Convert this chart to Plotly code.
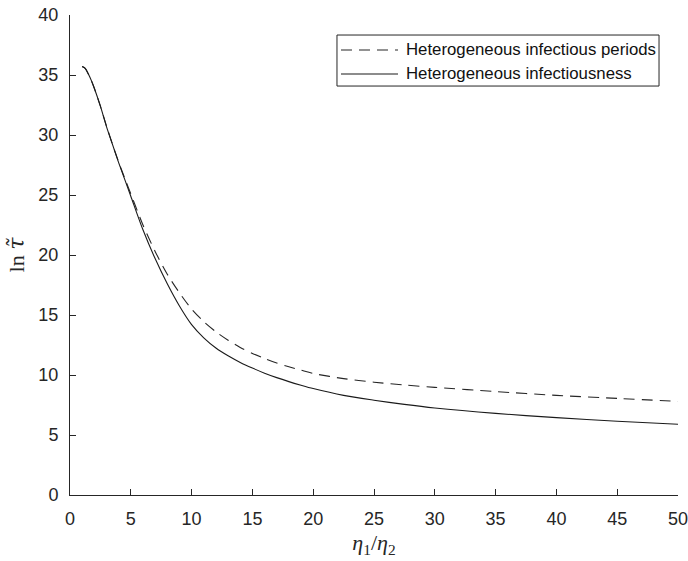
import plotly.graph_objects as go

# Data
ratio = [1, 1.25, 1.5, 1.75, 2, 2.5, 3, 3.5, 4, 4.5, 5, 6, 7, 8, 9, 10, 11, 12, 13,
         14, 15, 16, 17, 18, 19, 20, 22.5, 25, 27.5, 30, 35, 40, 45, 50]
het_periods = [35.7, 35.55, 35.1, 34.55, 33.9, 32.4, 30.75, 29.2, 27.75, 26.4, 25.1,
               22.5, 20.3, 18.4, 16.85, 15.5, 14.45, 13.6, 12.9, 12.3, 11.8,
               11.38, 11.0, 10.68, 10.4, 10.13, 9.7, 9.4, 9.17, 8.97, 8.62, 8.3,
               8.05, 7.8]
het_infectiousness = [35.7, 35.55, 35.1, 34.55, 33.9, 32.4, 30.7, 29.2, 27.7, 26.3,
                      24.9, 22.1, 19.7, 17.6, 15.75, 14.2, 13.1, 12.25, 11.6, 11.05,
                      10.58, 10.15, 9.78, 9.45, 9.15, 8.87, 8.3, 7.9, 7.55, 7.25, 6.8,
                      6.45, 6.15, 5.9]
series_names = ["Heterogeneous infectious periods", "Heterogeneous infectiousness"]
x_ticks = list(range(0, 51, 5))
y_ticks = list(range(0, 41, 5))

INK = "#262626"
DASH = "11px,7px"

fig = go.Figure()
fig.add_trace(go.Scatter(x=ratio, y=het_periods, mode="lines", name=series_names[0],
                         line=dict(color=INK, width=1.1, dash=DASH, shape="spline",
                                   smoothing=0.8)))
fig.add_trace(go.Scatter(x=ratio, y=het_infectiousness, mode="lines", name=series_names[1],
                         line=dict(color="#1a1a1a", width=1.1, shape="spline",
                                   smoothing=0.8)))

axis_common = dict(showgrid=False, zeroline=False, showline=True, linecolor=INK,
                   linewidth=1, ticks="inside", ticklen=6, tickcolor=INK,
                   automargin=False, ticklabeloverflow="allow",
                   tickfont=dict(family="Liberation Sans, Arial", size=18, color=INK))

title_font = dict(family="Liberation Serif, DejaVu Serif", size=22, color=INK)

# Hand-built legend box (paper coordinates)
lx0, lx1, ly0, ly1 = 0.4391, 0.9688, 0.852, 0.9583
row_y = [0.9271, 0.8771]
line_x0, line_x1, text_x = 0.4457, 0.5395, 0.549
shapes = [dict(type="rect", xref="paper", yref="paper", x0=lx0, x1=lx1, y0=ly0, y1=ly1,
               line=dict(color=INK, width=1), fillcolor="white", layer="above")]
shapes.append(dict(type="line", xref="paper", yref="paper", x0=line_x0, x1=line_x1,
                   y0=row_y[0], y1=row_y[0], line=dict(color=INK, width=1.1, dash=DASH),
                   layer="above"))
shapes.append(dict(type="line", xref="paper", yref="paper", x0=line_x0, x1=line_x1,
                   y0=row_y[1], y1=row_y[1], line=dict(color="#1a1a1a", width=1.1),
                   layer="above"))
annotations = [dict(xref="paper", yref="paper", x=text_x, y=row_y[i], xanchor="left",
                    yanchor="middle", text=series_names[i], showarrow=False,
                    font=dict(family="Liberation Sans, Arial", size=16.8, color="#111111"))
               for i in range(2)]

fig.update_layout(
    width=688, height=561,
    margin=dict(l=70, r=10, t=15, b=66),
    paper_bgcolor="white", plot_bgcolor="white",
    xaxis=dict(range=[0, 50], tickvals=x_ticks, ticklabelstandoff=7,
               title=dict(text="<i>η</i><sub>1</sub>/<i>η</i><sub>2</sub>",
                          font=title_font, standoff=7),
               **axis_common),
    yaxis=dict(range=[0, 40], tickvals=y_ticks, ticklabelstandoff=7,
               title=dict(text="ln <i><span style='font-family:DejaVu Serif'>τ̃</span></i>",
                          font=title_font, standoff=7),
               **axis_common),
    shapes=shapes,
    annotations=annotations,
    showlegend=False,
)

fig.write_html("out.html", config={"displayModeBar": False, "staticPlot": True},
               post_script="document.body.style.margin='0';document.body.style.padding='0';"
                           "document.body.style.overflow='hidden';")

========================

Each line of the data is to be duplicated exactly; pictures stay out of the copy.

Convert this chart to Plotly code.
import plotly.graph_objects as go

# Data
ratio = [1, 1.25, 1.5, 1.75, 2, 2.5, 3, 3.5, 4, 4.5, 5, 6, 7, 8, 9, 10, 11, 12, 13,
         14, 15, 16, 17, 18, 19, 20, 22.5, 25, 27.5, 30, 35, 40, 45, 50]
het_periods = [35.7, 35.55, 35.1, 34.55, 33.9, 32.4, 30.75, 29.2, 27.75, 26.4, 25.1,
               22.5, 20.3, 18.4, 16.85, 15.5, 14.45, 13.6, 12.9, 12.3, 11.8,
               11.38, 11.0, 10.68, 10.4, 10.13, 9.7, 9.4, 9.17, 8.97, 8.62, 8.3,
               8.05, 7.8]
het_infectiousness = [35.7, 35.55, 35.1, 34.55, 33.9, 32.4, 30.7, 29.2, 27.7, 26.3,
                      24.9, 22.1, 19.7, 17.6, 15.75, 14.2, 13.1, 12.25, 11.6, 11.05,
                      10.58, 10.15, 9.78, 9.45, 9.15, 8.87, 8.3, 7.9, 7.55, 7.25, 6.8,
                      6.45, 6.15, 5.9]
series_names = ["Heterogeneous infectious periods", "Heterogeneous infectiousness"]
x_ticks = list(range(0, 51, 5))
y_ticks = list(range(0, 41, 5))

INK = "#262626"
DASH = "11px,7px"

fig = go.Figure()
fig.add_trace(go.Scatter(x=ratio, y=het_periods, mode="lines", name=series_names[0],
                         line=dict(color=INK, width=1.1, dash=DASH, shape="spline",
                                   smoothing=0.8)))
fig.add_trace(go.Scatter(x=ratio, y=het_infectiousness, mode="lines", name=series_names[1],
                         line=dict(color="#1a1a1a", width=1.1, shape="spline",
                                   smoothing=0.8)))

axis_common = dict(showgrid=False, zeroline=False, showline=True, linecolor=INK,
                   linewidth=1, ticks="inside", ticklen=6, tickcolor=INK,
                   automargin=False, ticklabeloverflow="allow",
                   tickfont=dict(family="Liberation Sans, Arial", size=18, color=INK))

title_font = dict(family="Liberation Serif, DejaVu Serif", size=22, color=INK)

# Hand-built legend box (paper coordinates)
lx0, lx1, ly0, ly1 = 0.4391, 0.9688, 0.852, 0.9583
row_y = [0.9271, 0.8771]
line_x0, line_x1, text_x = 0.4457, 0.5395, 0.549
shapes = [dict(type="rect", xref="paper", yref="paper", x0=lx0, x1=lx1, y0=ly0, y1=ly1,
               line=dict(color=INK, width=1), fillcolor="white", layer="above")]
shapes.append(dict(type="line", xref="paper", yref="paper", x0=line_x0, x1=line_x1,
                   y0=row_y[0], y1=row_y[0], line=dict(color=INK, width=1.1, dash=DASH),
                   layer="above"))
shapes.append(dict(type="line", xref="paper", yref="paper", x0=line_x0, x1=line_x1,
                   y0=row_y[1], y1=row_y[1], line=dict(color="#1a1a1a", width=1.1),
                   layer="above"))
annotations = [dict(xref="paper", yref="paper", x=text_x, y=row_y[i], xanchor="left",
                    yanchor="middle", text=series_names[i], showarrow=False,
                    font=dict(family="Liberation Sans, Arial", size=16.8, color="#111111"))
               for i in range(2)]

fig.update_layout(
    width=688, height=561,
    margin=dict(l=70, r=10, t=15, b=66),
    paper_bgcolor="white", plot_bgcolor="white",
    xaxis=dict(range=[0, 50], tickvals=x_ticks, ticklabelstandoff=7,
               title=dict(text="<i>η</i><sub>1</sub>/<i>η</i><sub>2</sub>",
                          font=title_font, standoff=7),
               **axis_common),
    yaxis=dict(range=[0, 40], tickvals=y_ticks, ticklabelstandoff=7,
               title=dict(text="ln <i><span style='font-family:DejaVu Serif'>τ̃</span></i>",
                          font=title_font, standoff=7),
               **axis_common),
    shapes=shapes,
    annotations=annotations,
    showlegend=False,
)

fig.write_html("out.html", config={"displayModeBar": False, "staticPlot": True},
               post_script="document.body.style.margin='0';document.body.style.padding='0';"
                           "document.body.style.overflow='hidden';")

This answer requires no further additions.